Time is short at the Legislature, Mark Wilf acknowledged, but he said leaders "want to get [it] done."
Minnesota Vikings president Mark Wilf said again Friday he was confident the Legislature -- with only three weeks till adjournment -- would approve a public subsidy package for a new stadium this year.
Speaking at a business luncheon in Oakdale, Wilf provided the same optimism he has shown in recent public settings, but likewise offered few details on the team's likely request for public subsidies or any road map showing how it would be accomplished with time running out at the State Capitol.
With the Legislature heading into its final weeks and many legislators still cool to helping the Vikings this year, no proposal for public subsidies has been formally presented.
Wearing a blue blazer and a Vikings lapel pin, Wilf also denied that much of the deal-making was occurring out of the public eye. "I wouldn't view it as something going on behind closed doors," he said. Wilf said the Vikings were leaving it to legislative leaders to determine when the proposal would be made public and what the details might be. "The public has a right to know, obviously, and they will know all the details as it comes out," he said.
"We are optimistic and confident," he said of the proposal's chances this year. "[There's] three weeks to go in the session; our full focus is on that." Legislative leaders, he said, are telling him "this is something they want to get done."
Wilf also said Friday that officials from the National Football League, at some point, would probably help testify at legislative hearings. "They're very supportive, and they'll be out here," he said.
He also left open the possibility on Friday that proposals for a new St.

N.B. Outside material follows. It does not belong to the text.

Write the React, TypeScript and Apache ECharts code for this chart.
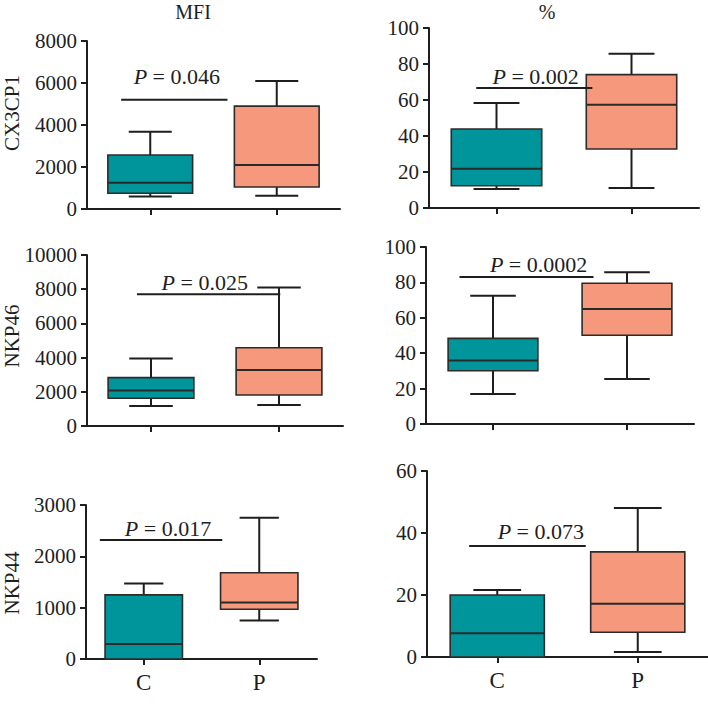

Paul Saints baseball stadium and a practice facility for the National Hockey League's Minnesota Wild in downtown St. Paul -- both projects being pushed by city officials -- could become part of the Vikings stadium plan. "We're open-minded to whatever solution that the legislative body feels appropriate," said Wilf.
Louis Jambois, president of the St. Paul Port Authority, said he was hopeful the Vikings stadium proposal would include both St. Paul sports projects. "We think there's some synergism that can be created," he said.
But Jambois said he was not sure any of it could happen before the Legislature adjourned in just a few short weeks. "Conventional wisdom would probably say no," he said. "[But] it ain't over until it's over."